→ TASK GOAL
Using the data beneath this instruction, retype only the lines from the one that contains "Rebuild this chart" down to the one that contains "2021, 2022, 2023]", both included, exactly as they appear.

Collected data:

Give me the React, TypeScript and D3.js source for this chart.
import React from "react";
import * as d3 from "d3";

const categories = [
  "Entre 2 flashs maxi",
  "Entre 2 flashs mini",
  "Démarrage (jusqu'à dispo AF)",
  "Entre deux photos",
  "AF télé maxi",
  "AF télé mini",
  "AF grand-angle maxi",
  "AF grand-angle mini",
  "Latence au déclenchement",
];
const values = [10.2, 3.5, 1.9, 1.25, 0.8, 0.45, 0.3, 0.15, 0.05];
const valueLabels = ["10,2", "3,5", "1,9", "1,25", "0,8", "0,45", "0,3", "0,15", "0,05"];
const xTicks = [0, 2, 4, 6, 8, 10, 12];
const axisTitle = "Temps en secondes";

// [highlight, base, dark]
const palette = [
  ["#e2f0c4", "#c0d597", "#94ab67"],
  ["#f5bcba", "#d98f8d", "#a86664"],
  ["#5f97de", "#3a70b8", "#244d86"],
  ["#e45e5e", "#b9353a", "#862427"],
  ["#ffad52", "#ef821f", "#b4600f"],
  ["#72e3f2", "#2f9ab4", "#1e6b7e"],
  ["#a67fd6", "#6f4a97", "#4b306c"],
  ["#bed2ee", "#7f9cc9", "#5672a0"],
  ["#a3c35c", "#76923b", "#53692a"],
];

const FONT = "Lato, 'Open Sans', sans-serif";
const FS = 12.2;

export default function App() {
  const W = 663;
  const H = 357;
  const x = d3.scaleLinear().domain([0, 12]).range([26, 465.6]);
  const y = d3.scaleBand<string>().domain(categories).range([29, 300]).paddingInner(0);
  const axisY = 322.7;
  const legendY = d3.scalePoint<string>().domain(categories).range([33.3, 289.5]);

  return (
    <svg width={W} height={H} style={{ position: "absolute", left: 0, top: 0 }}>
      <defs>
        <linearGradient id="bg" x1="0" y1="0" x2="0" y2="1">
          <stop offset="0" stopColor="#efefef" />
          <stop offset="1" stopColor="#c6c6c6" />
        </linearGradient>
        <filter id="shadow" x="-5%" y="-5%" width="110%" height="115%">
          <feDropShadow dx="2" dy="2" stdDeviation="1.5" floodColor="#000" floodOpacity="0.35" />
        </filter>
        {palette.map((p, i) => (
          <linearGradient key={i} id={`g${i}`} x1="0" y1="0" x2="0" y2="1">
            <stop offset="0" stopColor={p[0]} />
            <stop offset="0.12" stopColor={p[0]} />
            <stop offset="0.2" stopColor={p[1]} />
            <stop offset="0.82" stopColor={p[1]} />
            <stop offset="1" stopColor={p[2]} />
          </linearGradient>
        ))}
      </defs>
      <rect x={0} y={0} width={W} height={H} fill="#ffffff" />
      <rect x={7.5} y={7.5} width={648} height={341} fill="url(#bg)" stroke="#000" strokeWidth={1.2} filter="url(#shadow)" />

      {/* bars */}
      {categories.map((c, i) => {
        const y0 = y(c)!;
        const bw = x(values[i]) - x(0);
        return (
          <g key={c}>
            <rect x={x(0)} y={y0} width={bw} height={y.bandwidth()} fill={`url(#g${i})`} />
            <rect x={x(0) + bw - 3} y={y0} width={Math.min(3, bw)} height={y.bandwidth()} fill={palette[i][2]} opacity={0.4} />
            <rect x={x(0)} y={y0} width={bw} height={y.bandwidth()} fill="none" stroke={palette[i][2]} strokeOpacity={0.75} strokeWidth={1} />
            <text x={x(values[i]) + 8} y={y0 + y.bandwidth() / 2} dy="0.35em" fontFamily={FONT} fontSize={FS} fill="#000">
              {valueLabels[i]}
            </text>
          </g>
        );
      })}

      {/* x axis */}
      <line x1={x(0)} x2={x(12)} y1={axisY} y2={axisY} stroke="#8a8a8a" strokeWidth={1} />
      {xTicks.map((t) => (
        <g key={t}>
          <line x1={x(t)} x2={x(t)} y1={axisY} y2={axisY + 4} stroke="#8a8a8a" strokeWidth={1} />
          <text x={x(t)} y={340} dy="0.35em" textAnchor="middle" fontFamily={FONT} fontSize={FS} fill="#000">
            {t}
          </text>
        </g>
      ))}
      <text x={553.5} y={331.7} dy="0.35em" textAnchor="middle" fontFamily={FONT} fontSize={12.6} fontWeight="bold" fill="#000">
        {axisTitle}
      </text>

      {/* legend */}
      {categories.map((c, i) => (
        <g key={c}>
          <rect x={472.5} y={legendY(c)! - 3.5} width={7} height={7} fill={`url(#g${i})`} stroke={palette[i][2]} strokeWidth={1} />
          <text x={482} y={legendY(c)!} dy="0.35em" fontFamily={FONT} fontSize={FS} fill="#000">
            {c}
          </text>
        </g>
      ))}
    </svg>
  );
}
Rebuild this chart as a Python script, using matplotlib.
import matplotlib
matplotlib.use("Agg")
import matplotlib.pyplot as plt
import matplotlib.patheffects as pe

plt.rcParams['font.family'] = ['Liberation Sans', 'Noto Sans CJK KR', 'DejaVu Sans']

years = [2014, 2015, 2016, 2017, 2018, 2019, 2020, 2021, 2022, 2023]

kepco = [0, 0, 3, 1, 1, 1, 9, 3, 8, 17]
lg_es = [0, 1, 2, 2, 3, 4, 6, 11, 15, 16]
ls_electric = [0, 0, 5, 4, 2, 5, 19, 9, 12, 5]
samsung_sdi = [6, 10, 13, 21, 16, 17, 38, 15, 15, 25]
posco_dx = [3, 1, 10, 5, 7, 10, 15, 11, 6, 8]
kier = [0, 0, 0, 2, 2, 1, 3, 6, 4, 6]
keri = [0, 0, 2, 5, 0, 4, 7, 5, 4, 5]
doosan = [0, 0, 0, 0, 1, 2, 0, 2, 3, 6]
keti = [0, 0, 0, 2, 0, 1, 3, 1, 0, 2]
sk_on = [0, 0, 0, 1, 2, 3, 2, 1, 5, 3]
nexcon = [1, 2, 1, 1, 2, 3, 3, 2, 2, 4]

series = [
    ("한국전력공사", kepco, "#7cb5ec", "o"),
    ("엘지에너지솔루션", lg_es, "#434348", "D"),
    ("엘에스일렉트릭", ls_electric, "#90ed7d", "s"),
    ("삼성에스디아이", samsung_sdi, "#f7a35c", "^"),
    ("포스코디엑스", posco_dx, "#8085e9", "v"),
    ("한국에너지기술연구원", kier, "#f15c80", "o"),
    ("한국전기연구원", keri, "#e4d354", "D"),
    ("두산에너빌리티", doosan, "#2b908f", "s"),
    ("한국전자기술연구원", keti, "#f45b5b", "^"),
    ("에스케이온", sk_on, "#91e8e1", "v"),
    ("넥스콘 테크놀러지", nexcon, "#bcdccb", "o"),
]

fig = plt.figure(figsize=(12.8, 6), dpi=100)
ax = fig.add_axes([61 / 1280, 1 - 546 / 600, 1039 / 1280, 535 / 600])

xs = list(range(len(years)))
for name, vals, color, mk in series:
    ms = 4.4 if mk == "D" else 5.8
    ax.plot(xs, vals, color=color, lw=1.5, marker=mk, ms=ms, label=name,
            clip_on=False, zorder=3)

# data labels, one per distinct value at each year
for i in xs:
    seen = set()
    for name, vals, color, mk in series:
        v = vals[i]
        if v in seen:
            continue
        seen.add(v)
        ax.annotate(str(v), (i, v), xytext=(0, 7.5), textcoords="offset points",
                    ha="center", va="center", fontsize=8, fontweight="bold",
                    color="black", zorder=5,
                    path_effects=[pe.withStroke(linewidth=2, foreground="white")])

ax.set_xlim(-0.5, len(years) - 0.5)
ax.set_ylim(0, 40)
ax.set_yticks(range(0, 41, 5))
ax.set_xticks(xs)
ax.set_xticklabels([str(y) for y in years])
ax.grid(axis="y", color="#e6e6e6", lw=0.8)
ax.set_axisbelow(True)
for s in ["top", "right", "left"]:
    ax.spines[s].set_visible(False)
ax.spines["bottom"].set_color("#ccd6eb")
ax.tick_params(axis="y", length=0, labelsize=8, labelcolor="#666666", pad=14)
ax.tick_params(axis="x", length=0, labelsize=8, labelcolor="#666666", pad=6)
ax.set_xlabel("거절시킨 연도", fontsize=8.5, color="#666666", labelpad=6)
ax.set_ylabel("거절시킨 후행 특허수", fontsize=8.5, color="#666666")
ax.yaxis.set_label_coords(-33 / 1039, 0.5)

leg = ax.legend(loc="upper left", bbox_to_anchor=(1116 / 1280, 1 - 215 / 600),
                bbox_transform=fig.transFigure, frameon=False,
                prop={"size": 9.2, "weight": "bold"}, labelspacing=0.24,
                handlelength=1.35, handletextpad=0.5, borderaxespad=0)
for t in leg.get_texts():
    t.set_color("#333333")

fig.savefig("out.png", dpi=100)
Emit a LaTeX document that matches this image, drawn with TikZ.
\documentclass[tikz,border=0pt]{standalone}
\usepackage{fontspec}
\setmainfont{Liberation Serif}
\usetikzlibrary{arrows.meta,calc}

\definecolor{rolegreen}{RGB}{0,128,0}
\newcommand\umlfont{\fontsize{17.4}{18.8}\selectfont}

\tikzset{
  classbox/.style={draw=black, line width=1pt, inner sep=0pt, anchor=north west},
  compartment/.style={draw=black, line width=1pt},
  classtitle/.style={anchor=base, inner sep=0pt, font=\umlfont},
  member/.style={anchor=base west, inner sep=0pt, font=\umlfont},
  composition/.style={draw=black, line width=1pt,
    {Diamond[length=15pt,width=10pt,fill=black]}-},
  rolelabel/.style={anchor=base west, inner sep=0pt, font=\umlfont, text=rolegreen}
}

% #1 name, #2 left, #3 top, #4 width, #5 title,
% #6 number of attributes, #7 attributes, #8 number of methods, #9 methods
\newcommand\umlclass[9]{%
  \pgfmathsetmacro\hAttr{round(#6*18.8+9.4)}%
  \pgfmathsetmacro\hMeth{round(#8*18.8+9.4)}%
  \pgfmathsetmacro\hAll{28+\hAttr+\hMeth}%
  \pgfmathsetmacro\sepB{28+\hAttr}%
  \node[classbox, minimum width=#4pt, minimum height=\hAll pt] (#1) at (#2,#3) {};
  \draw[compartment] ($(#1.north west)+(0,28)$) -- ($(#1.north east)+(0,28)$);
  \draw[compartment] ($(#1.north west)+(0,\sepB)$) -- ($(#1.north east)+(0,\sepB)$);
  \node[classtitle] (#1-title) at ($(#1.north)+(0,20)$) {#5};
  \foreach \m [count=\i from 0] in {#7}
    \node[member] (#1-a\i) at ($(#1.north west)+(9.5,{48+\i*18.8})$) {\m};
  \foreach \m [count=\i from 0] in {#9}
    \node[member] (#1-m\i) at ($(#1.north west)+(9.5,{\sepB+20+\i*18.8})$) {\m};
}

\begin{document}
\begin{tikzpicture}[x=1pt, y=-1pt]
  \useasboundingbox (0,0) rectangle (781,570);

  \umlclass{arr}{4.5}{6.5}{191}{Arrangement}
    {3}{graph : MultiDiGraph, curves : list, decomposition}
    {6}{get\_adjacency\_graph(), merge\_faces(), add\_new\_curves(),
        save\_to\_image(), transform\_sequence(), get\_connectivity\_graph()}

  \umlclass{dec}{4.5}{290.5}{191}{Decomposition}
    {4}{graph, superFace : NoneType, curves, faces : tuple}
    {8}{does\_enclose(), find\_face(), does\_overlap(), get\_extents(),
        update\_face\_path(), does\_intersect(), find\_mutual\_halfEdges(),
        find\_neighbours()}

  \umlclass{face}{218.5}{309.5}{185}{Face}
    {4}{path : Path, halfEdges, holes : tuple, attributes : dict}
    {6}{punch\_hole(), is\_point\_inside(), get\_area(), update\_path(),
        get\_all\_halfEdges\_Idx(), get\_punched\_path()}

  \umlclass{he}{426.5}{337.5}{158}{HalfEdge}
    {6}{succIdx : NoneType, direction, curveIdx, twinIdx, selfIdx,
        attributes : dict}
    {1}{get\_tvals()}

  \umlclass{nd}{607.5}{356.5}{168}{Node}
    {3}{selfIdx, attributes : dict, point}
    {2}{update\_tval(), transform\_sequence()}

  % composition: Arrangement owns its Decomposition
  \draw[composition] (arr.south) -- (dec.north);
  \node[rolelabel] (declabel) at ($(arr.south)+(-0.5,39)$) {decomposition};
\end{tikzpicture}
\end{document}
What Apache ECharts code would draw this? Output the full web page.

→ THE REPLY
Rebuild this chart as a Python script, using matplotlib.
import matplotlib
matplotlib.use("Agg")
import matplotlib.pyplot as plt
import matplotlib.patheffects as pe

plt.rcParams['font.family'] = ['Liberation Sans', 'Noto Sans CJK KR', 'DejaVu Sans']

years = [2014, 2015, 2016, 2017, 2018, 2019, 2020, 2021, 2022, 2023]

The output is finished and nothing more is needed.